▶ _What to work on_
Leave out the pictures, and write out exactly the lines from the beginning of the material to the line holding "import matplotlib.pyplot as plt", that line included, and nothing else.

---------- Given material ----------

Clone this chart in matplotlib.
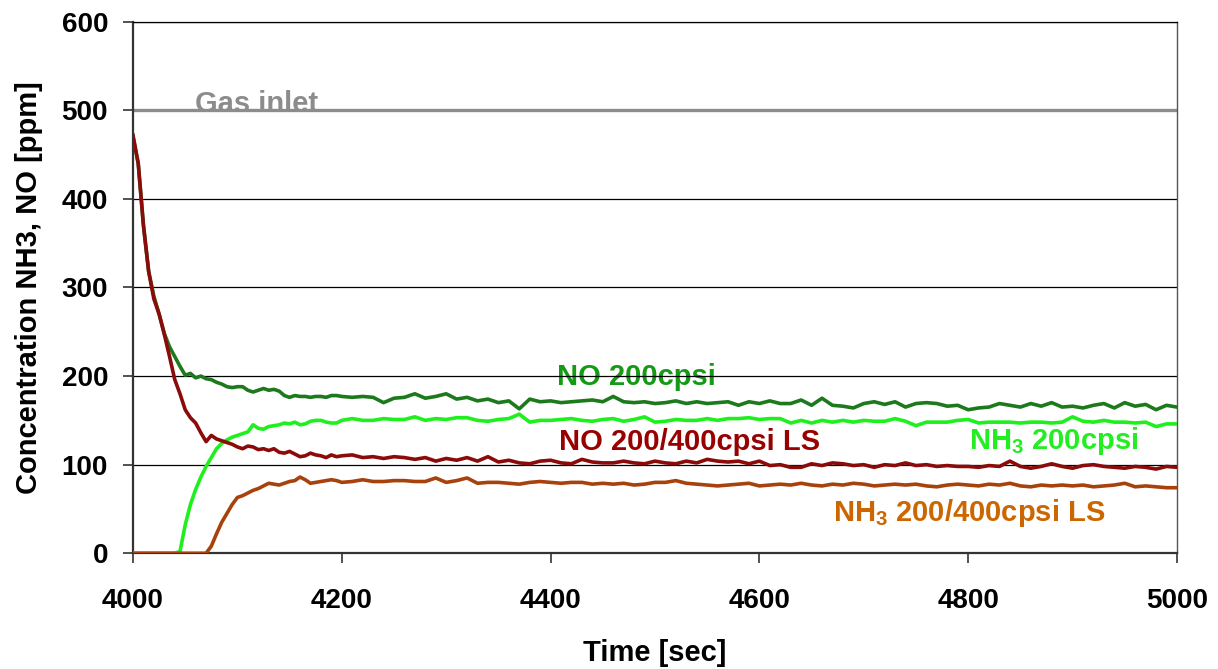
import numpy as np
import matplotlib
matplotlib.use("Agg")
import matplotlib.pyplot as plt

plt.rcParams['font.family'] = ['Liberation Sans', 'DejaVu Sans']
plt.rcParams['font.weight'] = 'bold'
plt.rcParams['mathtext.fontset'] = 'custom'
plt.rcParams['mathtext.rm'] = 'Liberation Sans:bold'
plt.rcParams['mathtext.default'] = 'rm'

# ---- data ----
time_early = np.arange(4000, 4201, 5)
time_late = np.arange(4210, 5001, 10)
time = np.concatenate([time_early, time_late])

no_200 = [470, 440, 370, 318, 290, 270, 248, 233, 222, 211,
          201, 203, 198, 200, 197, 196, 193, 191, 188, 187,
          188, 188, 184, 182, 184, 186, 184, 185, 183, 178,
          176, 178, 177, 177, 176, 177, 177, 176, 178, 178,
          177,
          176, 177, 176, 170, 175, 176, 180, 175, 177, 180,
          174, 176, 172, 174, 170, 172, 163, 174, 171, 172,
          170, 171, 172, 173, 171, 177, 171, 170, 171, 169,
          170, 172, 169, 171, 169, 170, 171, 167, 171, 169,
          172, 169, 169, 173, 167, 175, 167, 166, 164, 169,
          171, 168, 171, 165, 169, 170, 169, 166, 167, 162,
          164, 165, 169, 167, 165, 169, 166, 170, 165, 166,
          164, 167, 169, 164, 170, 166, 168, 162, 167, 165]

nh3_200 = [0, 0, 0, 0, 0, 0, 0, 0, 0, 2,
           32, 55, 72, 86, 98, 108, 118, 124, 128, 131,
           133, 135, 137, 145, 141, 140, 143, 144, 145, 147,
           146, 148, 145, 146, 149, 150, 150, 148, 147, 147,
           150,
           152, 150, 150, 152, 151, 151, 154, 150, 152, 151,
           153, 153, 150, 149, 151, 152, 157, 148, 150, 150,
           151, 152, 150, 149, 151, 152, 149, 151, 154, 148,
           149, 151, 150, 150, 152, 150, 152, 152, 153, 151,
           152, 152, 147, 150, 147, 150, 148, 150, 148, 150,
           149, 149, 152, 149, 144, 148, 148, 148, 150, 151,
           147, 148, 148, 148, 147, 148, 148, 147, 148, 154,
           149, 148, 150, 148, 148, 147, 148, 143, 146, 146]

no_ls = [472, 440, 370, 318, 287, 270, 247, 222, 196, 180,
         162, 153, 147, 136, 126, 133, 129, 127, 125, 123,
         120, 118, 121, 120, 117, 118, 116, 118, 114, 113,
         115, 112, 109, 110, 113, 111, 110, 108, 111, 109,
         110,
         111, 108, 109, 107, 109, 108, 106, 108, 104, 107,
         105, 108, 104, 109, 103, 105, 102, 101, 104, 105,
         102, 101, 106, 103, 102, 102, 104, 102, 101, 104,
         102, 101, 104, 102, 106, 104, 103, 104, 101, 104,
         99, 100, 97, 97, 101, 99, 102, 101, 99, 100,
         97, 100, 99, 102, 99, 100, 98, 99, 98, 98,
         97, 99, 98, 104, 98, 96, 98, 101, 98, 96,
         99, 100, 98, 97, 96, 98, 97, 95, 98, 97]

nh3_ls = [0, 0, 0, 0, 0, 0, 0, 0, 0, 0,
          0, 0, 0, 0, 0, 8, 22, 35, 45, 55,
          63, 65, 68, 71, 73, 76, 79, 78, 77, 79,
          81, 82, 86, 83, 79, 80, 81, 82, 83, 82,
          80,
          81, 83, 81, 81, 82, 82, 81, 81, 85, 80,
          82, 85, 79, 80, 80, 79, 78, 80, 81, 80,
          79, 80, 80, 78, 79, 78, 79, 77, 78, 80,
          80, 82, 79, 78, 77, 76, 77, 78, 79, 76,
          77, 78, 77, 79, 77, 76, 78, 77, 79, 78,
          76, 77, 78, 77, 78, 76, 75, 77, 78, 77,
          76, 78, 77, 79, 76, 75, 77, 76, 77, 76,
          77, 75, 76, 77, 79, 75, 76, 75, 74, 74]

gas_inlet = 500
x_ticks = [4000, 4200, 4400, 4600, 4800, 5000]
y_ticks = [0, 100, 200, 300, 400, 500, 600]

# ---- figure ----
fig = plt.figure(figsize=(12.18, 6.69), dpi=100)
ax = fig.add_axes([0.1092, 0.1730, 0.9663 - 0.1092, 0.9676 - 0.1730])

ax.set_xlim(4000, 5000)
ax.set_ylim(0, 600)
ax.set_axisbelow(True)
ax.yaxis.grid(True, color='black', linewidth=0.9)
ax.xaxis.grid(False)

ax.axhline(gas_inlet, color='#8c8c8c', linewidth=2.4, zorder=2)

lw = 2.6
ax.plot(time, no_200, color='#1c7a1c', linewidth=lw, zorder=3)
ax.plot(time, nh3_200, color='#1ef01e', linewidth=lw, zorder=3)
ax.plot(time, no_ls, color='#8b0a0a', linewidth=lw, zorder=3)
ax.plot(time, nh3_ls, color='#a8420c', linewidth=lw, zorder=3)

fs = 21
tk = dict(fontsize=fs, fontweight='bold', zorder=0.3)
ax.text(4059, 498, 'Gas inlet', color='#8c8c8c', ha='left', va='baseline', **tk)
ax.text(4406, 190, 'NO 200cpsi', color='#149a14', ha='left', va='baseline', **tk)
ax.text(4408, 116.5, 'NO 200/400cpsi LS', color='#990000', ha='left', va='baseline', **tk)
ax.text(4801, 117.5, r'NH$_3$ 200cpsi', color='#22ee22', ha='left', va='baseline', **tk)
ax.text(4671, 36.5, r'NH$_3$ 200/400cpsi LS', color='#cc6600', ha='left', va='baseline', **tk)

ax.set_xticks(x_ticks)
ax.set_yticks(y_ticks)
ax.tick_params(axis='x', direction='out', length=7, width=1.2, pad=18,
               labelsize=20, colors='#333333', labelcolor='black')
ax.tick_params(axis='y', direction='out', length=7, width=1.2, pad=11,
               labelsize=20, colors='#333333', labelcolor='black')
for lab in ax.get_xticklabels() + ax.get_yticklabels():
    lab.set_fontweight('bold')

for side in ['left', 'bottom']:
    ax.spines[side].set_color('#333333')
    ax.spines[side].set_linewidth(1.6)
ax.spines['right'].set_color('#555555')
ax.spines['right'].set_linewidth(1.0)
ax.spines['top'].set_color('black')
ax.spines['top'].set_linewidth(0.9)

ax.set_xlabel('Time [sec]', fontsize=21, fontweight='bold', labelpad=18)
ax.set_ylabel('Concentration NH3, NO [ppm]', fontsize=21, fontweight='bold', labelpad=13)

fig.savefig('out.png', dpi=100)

----------

▶ _Output below_
Clone this chart in matplotlib.
import numpy as np
import matplotlib
matplotlib.use("Agg")
import matplotlib.pyplot as plt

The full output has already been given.